A Farm Bill Checklist

June 28th, 2018

By:

Category: Farm Bill

(Agriculture.com) – The leaders of the House and Senate Agriculture Committees use two catchwords, certainty and predictability,when they describe the 2018 farm bill. They’re talking about legislation that tweaks rather than overhauls the commodity, conservation, and crop insurance provision of the 2014 farm law, leaving aside the high-decibel fights over tougher work requirements for food stamps.

An evolutionary farm bill could boil down to a couple of choices for farmers: Whether to stay in ARC or switch to PLC, and whether to try to enroll some land in the CRP. Those options are common to farm bills written in both chambers, which suggests they will be part of the final version sent to the president.

Farmers would get a one-time choice between ARC and PLC, just like the 2014 law, under the House and Senate bills. Analysts expect a stampede to PLC. Both bills would expand CRP, now capped at 24 million acres. The Senate would raise the ceiling to 25 million acres and the House to 29 million acres. Rental rates would be scaled back from current levels, to 88.5% of the county average in the Senate bill and 80% in the House.

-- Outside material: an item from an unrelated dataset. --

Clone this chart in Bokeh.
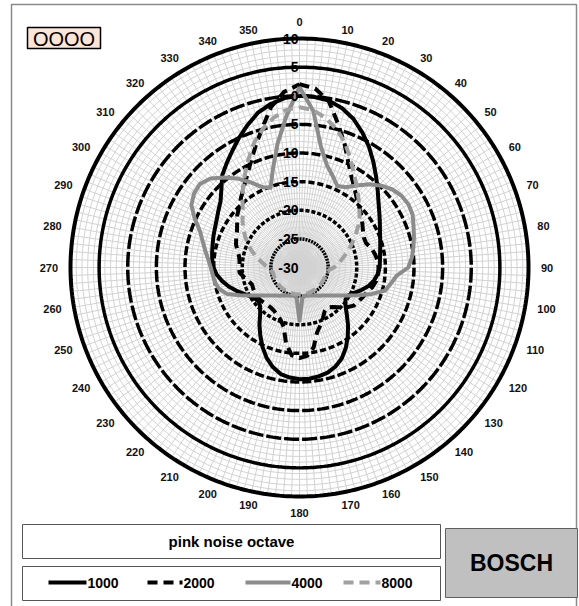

“This is the best bill possible,” said Chairman Pat Roberts, when the Senate Agriculture Committee approved, 20-1, on June 13 the status-quo bill that he wrote in collaboration with Debbie Stabenow, the senior Democrat on the panel. They aimed for a bill that would pass the Senate by a large margin and keep Congress on track to enact the 2018 bill before current law expires on September 30. The House hit a pothole with its farm bill in May before the bill was passed with a second vote on June 21. “Commodity prices are low. We need to move this bill to help them (farmers),” said Senator John Hoeven (R-ND).

But a status-quo bill – there is no money for new farm bill initiatives – may be a ho-hum bill in the eyes of producers. Four out of 10 producers in a Purdue poll said the 2014 farm law is not effective in providing a financial safety net; 25% rated it as effective. Farmers were slightly kinder about ARC and PLC: 25% said the programs provided an effective safety net, 32% said ARC and PLC were not effective, and 43% rated them neutral. Crop insurance was the most popular tool. Some 65% of respondents in the Purdue poll who bought crop insurance this year said it provided an effective safety net.

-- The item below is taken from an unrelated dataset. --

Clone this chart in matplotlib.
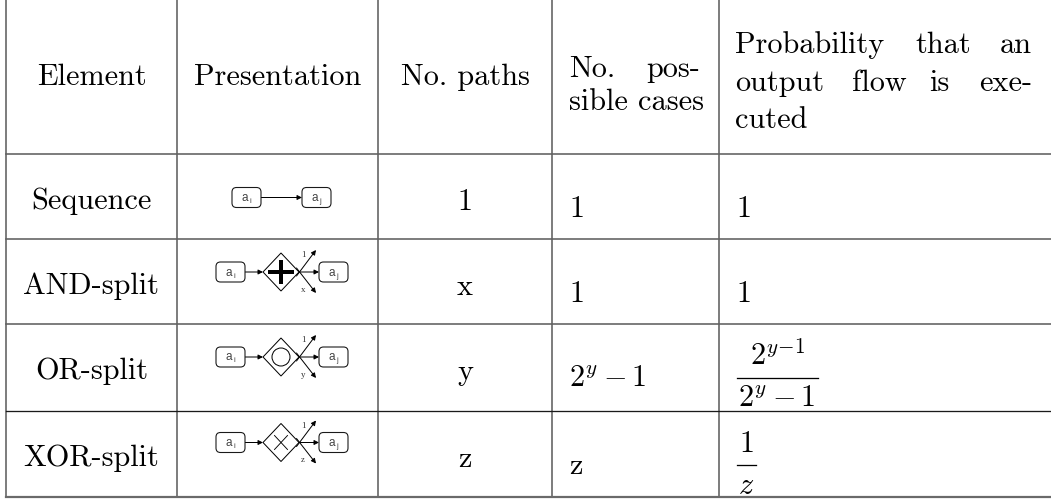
import matplotlib
matplotlib.use("Agg")
import matplotlib.pyplot as plt
from matplotlib.patches import FancyBboxPatch, Polygon, Circle, FancyArrowPatch
from matplotlib.lines import Line2D

plt.rcParams["mathtext.fontset"] = "cm"

# ---------------- data ----------------
header_simple = ["Element", "Presentation", "No. paths"]
header_cases = [["No.", "pos-"], ["sible cases"]]
header_prob = [["Probability", "that", "an"], ["output", "flow", "is", "exe-"], ["cuted"]]

elements = ["Sequence", "AND-split", "OR-split", "XOR-split"]
gateways = [None, "and", "or", "xor"]
branch_labels = [None, "x", "y", "z"]
paths = ["1", "x", "y", "z"]
cases = ["1", "1", r"$2^y-1$", "z"]
prob_num = ["1", "1", r"$2^{y\!-\!1}$", r"$1$"]
prob_den = [None, None, r"$2^y-1$", r"$z$"]
activity_subs = ["i", "j"]

# ---------------- layout ----------------
W, H = 1051, 499
FS = 21.8
FONT = "cmr10"
col_x = [6, 177, 378, 552, 719]
row_top = [154, 239, 324, 411]
bottom = 497
line_col = "#606060"

fig = plt.figure(figsize=(W / 100, H / 100), dpi=100)
ax = fig.add_axes([0, 0, 1, 1])
ax.set_xlim(0, W)
ax.set_ylim(H, 0)
ax.axis("off")

px = 72 / 100  # points per pixel

# grid lines
for x in col_x:
    ax.add_line(Line2D([x, x], [0, bottom], color=line_col, lw=1.6 * px))
for i, y in enumerate(row_top):
    c = "#1a1a1a" if i == 3 else line_col
    w = 1.3 if i == 3 else 1.6
    ax.add_line(Line2D([col_x[0], W], [y, y], color=c, lw=w * px))
ax.add_line(Line2D([col_x[0], W], [bottom, bottom], color="#6a6a6a", lw=2.2 * px))

def txt(x, y, s, ha="center", **kw):
    ax.text(x, y, s, ha=ha, va="baseline", fontsize=FS, family=FONT, color="black", **kw)

# header
for i, h in enumerate(header_simple):
    txt((col_x[i] + col_x[i + 1]) / 2, 85, h)

cases_pos = [[(569, "left"), (700, "right")], [(569, "left")]]
cases_base = [77, 110]
for li, words in enumerate(header_cases):
    for w, (x, ha) in zip(words, cases_pos[li]):
        txt(x, cases_base[li], w, ha=ha)

prob_pos = [[(735, "left"), (915, "left"), (1032, "right")],
            [(735, "left"), (852, "left"), (929, "left"), (1032, "right")],
            [(735, "left")]]
prob_base = [53, 91, 128]
for li, words in enumerate(header_prob):
    for w, (x, ha) in zip(words, prob_pos[li]):
        txt(x, prob_base[li], w, ha=ha)

# body text
fig.canvas.draw()
renderer = fig.canvas.get_renderer()
for r in range(4):
    top = row_top[r]
    txt((col_x[0] + col_x[1]) / 2, top + 55, elements[r])
    txt((col_x[2] + col_x[3]) / 2, top + 56, paths[r])
    txt(569, top + 63, cases[r], ha="left")
    if prob_den[r] is None:
        txt(736, top + 63, prob_num[r], ha="left")
    else:
        bar_y = top + 54
        t_den = ax.text(0, 0, prob_den[r], fontsize=FS, family=FONT)
        t_num = ax.text(0, 0, prob_num[r], fontsize=FS, family=FONT)
        wd = t_den.get_window_extent(renderer).width
        wn = t_num.get_window_extent(renderer).width
        t_den.remove(); t_num.remove()
        bw = max(wd, wn) + 3
        x0 = 737
        xc = x0 + bw / 2
        ax.add_line(Line2D([x0, x0 + bw], [bar_y, bar_y], color="black", lw=1.3 * px))
        txt(xc, bar_y - 13, prob_num[r])
        txt(xc, bar_y + 29, prob_den[r])

# presentation icons
icon_cy = [197.5, 272, 357, 442.5]
box_w, box_h = 29, 20
edge = "#1a1a1a"

def box(x0, cy, sub):
    p = FancyBboxPatch((x0, cy - box_h / 2), box_w, box_h,
                       boxstyle="round,pad=0,rounding_size=4.5",
                       fc="white", ec=edge, lw=1.1 * px, zorder=3)
    ax.add_patch(p)
    xm = x0 + box_w / 2
    ax.text(xm - 1.5, cy + 3.5, "a", ha="center", va="baseline",
            fontsize=8.5, family="Liberation Sans", color="#444444", zorder=4)
    ax.text(xm + 2.6, cy + 5.5, sub, ha="left", va="baseline",
            fontsize=5.5, family="Liberation Sans", color="#444444", zorder=4)

def arrow(p0, p1):
    a = FancyArrowPatch(p0, p1, arrowstyle="-|>", mutation_scale=7,
                        lw=1.0 * px, color="black", shrinkA=0, shrinkB=0, zorder=2)
    ax.add_patch(a)

for r in range(4):
    cy = icon_cy[r]
    g = gateways[r]
    if g is None:
        box(232, cy, activity_subs[0])
        box(302, cy, activity_subs[1])
        arrow((261, cy), (302, cy))
        continue
    box(216, cy, activity_subs[0])
    box(319, cy, activity_subs[1])
    cx, hw, hh = 281, 18, 19
    arrow((245, cy), (cx - hw, cy))
    ax.add_patch(Polygon([(cx - hw, cy), (cx, cy - hh), (cx + hw, cy), (cx, cy + hh)],
                         closed=True, fc="white", ec="black", lw=1.0 * px, zorder=3))
    if g == "and":
        ax.add_line(Line2D([cx - 11, cx + 11], [cy, cy], color="black", lw=4 * px, zorder=4))
        ax.add_line(Line2D([cx, cx], [cy - 10, cy + 10], color="black", lw=4 * px, zorder=4))
    elif g == "or":
        ax.add_patch(Circle((cx, cy), 9, fc="none", ec="black", lw=1.0 * px, zorder=4))
    else:
        ax.add_line(Line2D([cx - 6.5, cx + 6.5], [cy - 7, cy + 7], color="black", lw=0.9 * px, zorder=4))
        ax.add_line(Line2D([cx - 6.5, cx + 6.5], [cy + 7, cy - 7], color="black", lw=0.9 * px, zorder=4))
    vx = cx + hw
    arrow((vx - 2.5, cy + 4), (316, cy - 22))
    arrow((vx - 2.5, cy - 4), (316, cy + 21))
    arrow((vx, cy), (319, cy))
    ax.text(303, cy - 17, "1", ha="center", va="center", fontsize=6.5,
            family="Liberation Serif", color="#333333", zorder=4)
    ax.text(303, cy + 18, branch_labels[r], ha="center", va="center", fontsize=6.5,
            family="Liberation Serif", color="#333333", zorder=4)

fig.savefig("out.png", dpi=100, facecolor="white")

USDA is more likely to offer a general CRP sign-up or two over the next five years if the House prevails with a 5-million-acre expansion, said small-farm advocate Ferd Hoefner. “The big question,” he said, “with greatly reduced rental rates” is whether landowners will respond.

Senators John Thune (R-SD) and Sherrod Brown (D-OH) were thwarted in attempts at the committee level to restore the luster of ARC, the bright new idea for farm policy early this decade. ARC will become “unworkable” without an update, said Thune. If he’s right, crop insurance would be the only viable revenue-protection tool.